I suspect that it’s September because I notice that a number of people on my blog roll have been posting about Getting Things Done; a fun little book.

Getting Things Done, or GTD as it’s sometimes referred to, is one of a class of business self help books. Boots designed to sell the consulting services (and related paraphernalia) of it’s author. Selling is easier if you understanding the demand your filling. For GTD the demand it not “I need to get things done!” it’s “I’m suspect I’m not getting the right things done. My life is out of control. The stress is driving me crazy. Excuse me while I scream. Damn that didn’t help either.” People are, of course, interested in getting things done; but they are far more interested in getting control over their anxieties.

The GTD solution to the anxiety problem is Zen like. Empty mind = low stress. This isn’t a bad plan, but it is a very good target market!

The GTD means to that end is to move the the pile of anxiety producing stuff out of your noodle and into his system. Clever, he just happens to have the tools for that for sale.

I love his system, because it reminds me of the design of software I’ve written; in particular a real time control system’s master scheduling module. I enjoy mapping all the elements in his system to the elements in such software systems.

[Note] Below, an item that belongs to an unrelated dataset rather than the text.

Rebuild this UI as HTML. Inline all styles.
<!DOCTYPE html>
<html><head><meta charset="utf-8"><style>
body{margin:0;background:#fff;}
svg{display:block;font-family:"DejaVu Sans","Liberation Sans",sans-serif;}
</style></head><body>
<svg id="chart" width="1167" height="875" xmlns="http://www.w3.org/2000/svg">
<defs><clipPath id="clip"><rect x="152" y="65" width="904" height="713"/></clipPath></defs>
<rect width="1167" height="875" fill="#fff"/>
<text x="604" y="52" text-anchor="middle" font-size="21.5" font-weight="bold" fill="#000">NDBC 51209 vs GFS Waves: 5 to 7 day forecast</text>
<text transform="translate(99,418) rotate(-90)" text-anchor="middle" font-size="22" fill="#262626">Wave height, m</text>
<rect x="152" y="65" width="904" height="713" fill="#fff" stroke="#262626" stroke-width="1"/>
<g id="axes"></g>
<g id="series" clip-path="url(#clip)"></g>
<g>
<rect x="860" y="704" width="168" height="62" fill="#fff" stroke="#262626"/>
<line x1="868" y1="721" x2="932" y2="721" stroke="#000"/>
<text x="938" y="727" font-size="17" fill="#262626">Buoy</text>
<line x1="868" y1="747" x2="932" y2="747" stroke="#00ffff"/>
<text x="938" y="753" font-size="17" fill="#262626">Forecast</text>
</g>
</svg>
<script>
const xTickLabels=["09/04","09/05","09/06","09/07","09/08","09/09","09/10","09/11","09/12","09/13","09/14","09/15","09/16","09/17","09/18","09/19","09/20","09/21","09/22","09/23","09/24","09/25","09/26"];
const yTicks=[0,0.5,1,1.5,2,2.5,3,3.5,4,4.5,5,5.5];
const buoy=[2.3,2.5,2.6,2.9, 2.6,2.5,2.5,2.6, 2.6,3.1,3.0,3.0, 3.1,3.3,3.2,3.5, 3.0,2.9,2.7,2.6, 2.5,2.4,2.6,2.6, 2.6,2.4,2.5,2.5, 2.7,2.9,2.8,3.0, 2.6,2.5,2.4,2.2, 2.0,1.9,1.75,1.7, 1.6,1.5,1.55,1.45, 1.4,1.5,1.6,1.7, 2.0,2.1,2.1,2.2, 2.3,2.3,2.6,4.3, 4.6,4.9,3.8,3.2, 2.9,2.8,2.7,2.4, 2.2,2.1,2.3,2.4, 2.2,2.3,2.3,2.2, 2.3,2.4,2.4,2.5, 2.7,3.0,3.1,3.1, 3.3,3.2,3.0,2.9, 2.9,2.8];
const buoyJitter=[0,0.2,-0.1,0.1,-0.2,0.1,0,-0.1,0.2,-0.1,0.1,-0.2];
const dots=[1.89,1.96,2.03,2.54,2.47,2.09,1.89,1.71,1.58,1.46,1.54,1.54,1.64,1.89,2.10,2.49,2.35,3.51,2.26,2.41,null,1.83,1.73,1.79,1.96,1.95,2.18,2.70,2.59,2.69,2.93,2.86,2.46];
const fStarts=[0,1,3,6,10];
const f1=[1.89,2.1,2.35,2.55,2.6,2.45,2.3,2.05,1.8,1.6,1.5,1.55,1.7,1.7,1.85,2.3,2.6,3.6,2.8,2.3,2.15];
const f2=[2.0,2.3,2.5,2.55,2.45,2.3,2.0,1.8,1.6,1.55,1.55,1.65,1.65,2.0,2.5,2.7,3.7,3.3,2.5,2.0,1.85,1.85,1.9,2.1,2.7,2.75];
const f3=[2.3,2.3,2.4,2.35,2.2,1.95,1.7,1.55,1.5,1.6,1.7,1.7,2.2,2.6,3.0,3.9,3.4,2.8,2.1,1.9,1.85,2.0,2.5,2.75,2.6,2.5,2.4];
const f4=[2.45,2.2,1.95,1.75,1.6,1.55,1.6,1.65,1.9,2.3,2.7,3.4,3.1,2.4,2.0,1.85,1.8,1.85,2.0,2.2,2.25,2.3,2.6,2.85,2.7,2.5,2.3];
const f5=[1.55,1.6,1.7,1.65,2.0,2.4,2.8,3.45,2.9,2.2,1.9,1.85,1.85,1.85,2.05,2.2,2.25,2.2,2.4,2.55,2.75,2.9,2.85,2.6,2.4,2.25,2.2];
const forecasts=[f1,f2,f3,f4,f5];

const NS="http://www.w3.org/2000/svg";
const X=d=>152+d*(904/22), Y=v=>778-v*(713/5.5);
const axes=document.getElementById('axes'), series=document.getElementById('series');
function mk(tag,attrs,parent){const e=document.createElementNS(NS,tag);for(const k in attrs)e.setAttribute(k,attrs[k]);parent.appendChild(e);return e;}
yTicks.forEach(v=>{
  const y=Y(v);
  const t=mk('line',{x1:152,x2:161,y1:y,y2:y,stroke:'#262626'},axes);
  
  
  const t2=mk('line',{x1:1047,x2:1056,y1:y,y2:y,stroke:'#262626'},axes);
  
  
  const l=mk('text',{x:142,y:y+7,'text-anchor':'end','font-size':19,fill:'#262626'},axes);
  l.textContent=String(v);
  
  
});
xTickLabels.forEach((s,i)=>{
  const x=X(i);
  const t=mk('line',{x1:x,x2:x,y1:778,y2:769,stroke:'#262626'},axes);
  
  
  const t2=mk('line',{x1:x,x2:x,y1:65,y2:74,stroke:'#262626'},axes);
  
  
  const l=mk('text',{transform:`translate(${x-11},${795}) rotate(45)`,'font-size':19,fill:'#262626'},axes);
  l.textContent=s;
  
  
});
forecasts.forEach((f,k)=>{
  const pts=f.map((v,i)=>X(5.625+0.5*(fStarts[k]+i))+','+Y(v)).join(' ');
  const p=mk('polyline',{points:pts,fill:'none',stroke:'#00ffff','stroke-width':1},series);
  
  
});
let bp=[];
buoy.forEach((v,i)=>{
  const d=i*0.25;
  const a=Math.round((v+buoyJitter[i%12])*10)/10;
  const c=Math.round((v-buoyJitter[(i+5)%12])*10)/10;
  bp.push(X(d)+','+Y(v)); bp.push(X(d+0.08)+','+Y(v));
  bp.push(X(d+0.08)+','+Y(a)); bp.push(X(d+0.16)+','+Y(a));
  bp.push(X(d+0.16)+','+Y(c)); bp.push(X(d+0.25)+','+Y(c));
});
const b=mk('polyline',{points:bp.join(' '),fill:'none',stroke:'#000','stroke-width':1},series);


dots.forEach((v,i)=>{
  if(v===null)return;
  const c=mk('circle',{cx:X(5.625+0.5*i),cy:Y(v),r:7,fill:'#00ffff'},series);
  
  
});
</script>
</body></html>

For example he has an interrupt queue. New information is queued up; he calls that the inbox. With reasonable regularity our automaton comes around and drains the interrupt queue. In a software context interrupt processing is very high priority, which means it locks out all kinds of other presumably useful work. To avoid the risk inherent in that lock-out you make a rule that time limits the interrupt queue processing. N units of time per item say.

In the GTD system you shuttle them off into other data structures: the trash, the do soon list, the someday maybe list, etc. etc. Limiting the time/resources devoted to the input queue is a big help in staying sane. Presumably once things move into the other piles they will get dealt with more rationally than they can at interrupt.

There are behavioral reasons why a human is not well suited to this plan. The input queue is the source of positive and negative reenforcement. For that reason we tend to pay it close attention. Each time the mail drops thru the slot it creates the a bit of fisson. A letter from a long lost love? A card from the IRS? One reason we all hate spam with such a passion is that it abuses and degrades all this. Oh joy! A credit card offer!

It took me a while to turn this model around and realize that my correspondents all have similar N-second processing rules on their input queues. If I wanted to affect their behavior I had to fit my inputs inside that envelope. Some correspondents can only handle a one sentence email; others can swallow an whole paragraph!

I notice that some of my acquaintances have compiled this insight so deeply into their behavior that they tend to only generate very very short missives.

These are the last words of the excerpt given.